Quelles orientations se dégagent des notes de service du ministère sur la Maternelle ?
C’est celle du recentrage sur les apprentissages fondamentaux, maths et français, et plus précisément sur les apprentissages numériques et en maîtrise de la langue, sur la phonologie et le vocabulaire. Ces recentrages conduisent à des apprentissages de plus en plus pointillistes, de plus en plus technicisés qui s’éloignent considérablement des apprentissages de type culturel, même si la distinction entre les deux est à manier avec précaution. Le vocabulaire y est détaché de son contexte linguistique, de la communication vraie.

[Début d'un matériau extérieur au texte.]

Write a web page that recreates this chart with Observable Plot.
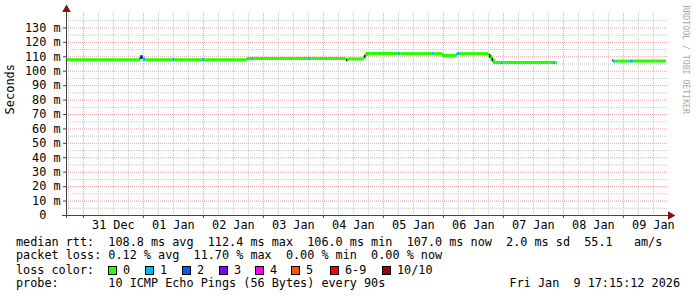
<!DOCTYPE html>
<html><head><meta charset="utf-8">
<script src="https://cdn.jsdelivr.net/npm/d3@7"></script>
<script src="https://cdn.jsdelivr.net/npm/@observablehq/plot@0.6"></script>
<style>
body{margin:0;background:#fff;}
#wrap{position:relative;width:697px;height:297px;background:#fff;overflow:hidden;font-family:"DejaVu Sans Mono",monospace;font-size:11.8px;color:#000;}
#wrap svg{position:absolute;left:0;top:0;}
.ln{position:absolute;white-space:pre;line-height:14px;}
.sq{position:absolute;width:7px;height:7px;border:1px solid #000;}
</style></head><body><div id="wrap"></div>
<script>
// ---------- data ----------
const stepTimes = ["2025-12-30T17:15","2025-12-31T23:00","2026-01-01T00:00","2026-01-01T01:00","2026-01-01T11:30","2026-01-01T12:30","2026-01-01T23:30","2026-01-02T00:30","2026-01-02T17:36","2026-01-02T19:20","2026-01-02T20:20","2026-01-03T18:00","2026-01-03T19:00","2026-01-04T09:12","2026-01-04T10:00","2026-01-04T16:24","2026-01-04T17:12","2026-01-05T06:00","2026-01-05T07:00","2026-01-05T19:20","2026-01-05T20:20","2026-01-05T23:36","2026-01-06T05:36","2026-01-06T06:48","2026-01-06T18:00","2026-01-06T19:00","2026-01-06T20:00","2026-01-06T23:00","2026-01-07T00:00","2026-01-07T20:00","2026-01-07T21:00","2026-01-07T21:36","2026-01-08T20:00","2026-01-08T21:00","2026-01-09T02:40","2026-01-09T04:00"];
const medianMs = [108.0,109.5,108.0,108.0,108.0,108.0,108.0,108.0,108.8,108.8,108.8,108.8,108.8,107.6,108.5,110.0,112.2,112.2,112.2,112.2,112.2,110.9,112.2,112.2,110.8,108.5,106.0,106.0,106.0,106.0,106.0,NaN,107.0,107.0,107.0,107.0];
const lossLevel = [0,2,1,0,1,0,1,0,0,1,0,1,0,0,0,0,0,1,0,1,0,0,1,0,0,0,0,1,0,1,0,null,1,0,1,0];
const endTime = "2026-01-09T17:15";

const smokeStart = ["2025-12-31T23:00","2026-01-04T09:12","2026-01-04T16:24","2026-01-06T18:30","2026-01-06T19:30","2026-01-08T19:36"];
const smokeEnd   = ["2025-12-31T23:48","2026-01-04T09:48","2026-01-04T17:00","2026-01-06T19:00","2026-01-06T20:00","2026-01-08T20:00"];
const smokeLo    = [108.5,106.9,109.0,109.0,106.5,106.6];
const smokeHi    = [110.8,108.0,111.0,111.6,109.0,107.8];

const lossLabels = ["0","1","2","3","4","5","6-9","10/10"];
const lossColors = ["#26ff00","#00b8ff","#0059ff","#7e00ff","#ff00ff","#ff5500","#ff0000","#a10000"];

const yMajorTicks = [0,10,20,30,40,50,60,70,80,90,100,110,120,130];
const yMinorTicks = [5,15,25,35,45,55,65,75,85,95,105,115,125,135];
const xMidnights = ["2025-12-31","2026-01-01","2026-01-02","2026-01-03","2026-01-04","2026-01-05","2026-01-06","2026-01-07","2026-01-08","2026-01-09"];
const xTickLabels = ["31 Dec","01 Jan","02 Jan","03 Jan","04 Jan","05 Jan","06 Jan","07 Jan","08 Jan","09 Jan"];

const rttValues = ["108.8","112.4","106.0","107.0","2.0"];
const rttNames = ["avg","max","min","now","sd"];
const amPerSec = "55.1";
const lossValues = ["0.12","11.70","0.00","0.00"];
const lossNames = ["avg","max","min","now"];
const probeText = "10 ICMP Echo Pings (56 Bytes) every 90s";
const stampText = "Fri Jan  9 17:15:12 2026";

// ---------- build ----------
const D = s => new Date(s + (s.length <= 10 ? "T00:00Z" : "Z"));
const tStart = D(stepTimes[0]), tEnd = D(endTime);
const hSegs = [], vSegs = [];
for (let i = 0; i < stepTimes.length; i++) {
  const t1 = D(stepTimes[i]);
  const t2 = i + 1 < stepTimes.length ? D(stepTimes[i+1]) : tEnd;
  const v = medianMs[i];
  if (isNaN(v)) continue;
  hSegs.push({x1: t1, x2: t2, y: v, c: lossColors[lossLevel[i]]});
  if (i > 0 && !isNaN(medianMs[i-1]) && medianMs[i-1] !== v)
    vSegs.push({x: t1, y1: medianMs[i-1], y2: v, c: lossColors[lossLevel[i]]});
}
const smoke = smokeStart.map((s, i) => ({x1: D(s), x2: D(smokeEnd[i]), y1: smokeLo[i], y2: smokeHi[i]}));
const mids = xMidnights.map(D);
const minors = [];
for (let t = +D("2025-12-30T18:00"); t <= +tEnd; t += 6*3600e3) if (new Date(t).getUTCHours() !== 0) minors.push(new Date(t));
const noons = mids.map(d => new Date(+d + 12*3600e3));

const axisColor = "#444";
const plot = Plot.plot({
  width: 697, height: 232,
  marginLeft: 66, marginRight: 31, marginTop: 13, marginBottom: 17,
  style: {fontFamily: "DejaVu Sans Mono, monospace", fontSize: "11.8px", color: "#000", background: "transparent"},
  x: {type: "utc", domain: [tStart, tEnd], label: null},
  y: {domain: [0, 140], label: null},
  marks: [
    Plot.ruleY(yMinorTicks, {stroke: "#c8c8c8", strokeDasharray: "1,1", insetRight: -2}),
    Plot.ruleX(minors, {stroke: "#c8c8c8", strokeDasharray: "1,1"}),
    Plot.ruleY(yMajorTicks.filter(d => d > 0), {stroke: "#eaa0a0", strokeDasharray: "1,1", insetRight: -2}),
    Plot.ruleX(mids, {stroke: "#eaa0a0", strokeDasharray: "1,1"}),
    Plot.ruleY(hSegs, {x1: "x1", x2: "x2", y: "y", stroke: "c", strokeWidth: 3}),
    Plot.ruleX(vSegs, {x: "x", y1: "y1", y2: "y2", stroke: "c", strokeWidth: 3}),
    Plot.rect(smoke, {x1: "x1", x2: "x2", y1: "y1", y2: "y2", fill: "#1a1a1a"}),
    Plot.axisY(yMajorTicks, {tickSize: 3, tickPadding: 3, stroke: axisColor, fill: "#000", label: null,
      tickFormat: d => d === 0 ? "0\u00a0\u00a0" : d + " m"}),
    Plot.axisX(mids, {tickSize: 3, stroke: axisColor, tickFormat: () => "", label: null}),
    Plot.axisX(noons, {tickSize: 0, tickPadding: 5, fill: "#000", label: null, tickFormat: (d, i) => xTickLabels[i]}),
    Plot.ruleX([tStart], {stroke: axisColor, insetTop: -4, insetBottom: -3}),
    Plot.ruleY([0], {stroke: axisColor, insetLeft: -4, insetRight: -3}),
    Plot.dot([0], {frameAnchor: "top-left", dy: -4, symbol: "triangle", r: 3.2, fill: "#8b1010", stroke: null}),
    Plot.dot([0], {frameAnchor: "bottom-right", dx: 4, rotate: 90, symbol: "triangle", r: 3.2, fill: "#8b1010", stroke: null}),
    Plot.text(["Seconds"], {frameAnchor: "left", dx: -56, rotate: -90, fontSize: 12, fill: "#000"}),
    Plot.text(["RRDTOOL / TOBI OETIKER"], {frameAnchor: "top-right", dx: 22, dy: -8, rotate: 90, textAnchor: "start", fontSize: 8.2, fill: "#a8a8a8"})
  ]
});
const wrap = document.getElementById("wrap");
wrap.appendChild(plot);

function line(text, left, top, extra) {
  const d = document.createElement("div");
  d.className = "ln"; d.textContent = text;
  d.style.top = top + "px";
  if (left != null) d.style.left = left + "px";
  if (extra) Object.assign(d.style, extra);
  wrap.appendChild(d);
}
const row1 = "median rtt:  " + rttValues.map((v, i) => v + " ms " + rttNames[i]).join("  ") + "  " + amPerSec + "   am/s";
const row2 = "packet loss: " + lossValues.map((v, i) => v + " % " + lossNames[i]).join("  ");
line(row1, 16, 234.5);
line(row2, 16, 248);
line("loss color:", 16, 262.5);
const sqX = [108, 145, 182, 219, 255, 291, 330, 382];
lossLabels.forEach((lab, i) => {
  const s = document.createElement("div");
  s.className = "sq"; s.style.left = sqX[i] + "px"; s.style.top = "265.5px"; s.style.background = lossColors[i];
  wrap.appendChild(s);
  line(lab, sqX[i] + 15, 262.5);
});
line("probe:       " + probeText, 16, 276);
line(stampText, null, 276, {right: "17px"});
</script></body></html>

Ce n’est pas comme ça qu’on maîtrise l’oral, tous les apprentissages du langage oral s’appuient même chez les adultes sur la part non verbale du langage.
Quelle conception de l'évaluation ?
Les évaluations de CP sont la fin de l’école maternelle, au double sens du terme : en tant que finalité et en tant qu’aboutissement. Il s’agit d’une vision très propédeutique de l’école maternelle. On évalue des quantités de mots, des quantités de sons... et tout ce qui est plus complexe est passé à la trappe. L’évaluation est pourtant très importante, très construite s’il ne s’agit pas de cases à cocher, mais elle doit s’ancrer sur la singularité des situations qui sont proposées. Dans le programme de 2015, il y avait cette volonté de prendre davantage en compte les missions d’éducation, d’accueil des enfants et de valoriser tous les apprentissages comme concourant à l’éducation globale de l’enfant et non pas uniquement dans leurs dimensions d’instruction et de transmission.
Pourquoi associer "réussite et épanouissement" ?
Plus on recentre sur les apprentissages fondamentaux, plus on doit faire apparaître autre chose qui sera flou, général, non évaluable comme l’idée d’épanouissement, de bien-être ou de plaisir. Il s’agit d’une logique de compensation, de dichotomie alors que le vrai équilibre pour l’enfant est d’apprendre, de manière formelle ou informelle, et de développer sa capacité d’agir à travers ses apprentissages. Avoir des prises sur son environnement, c’est cela qui rend heureux. On observe de l’appétit chez les enseignants et enseignantes qui remettent en cause ces orientations ministérielles dans leurs pratiques et un besoin de redéfinir l’identité du métier enseignant en maternelle.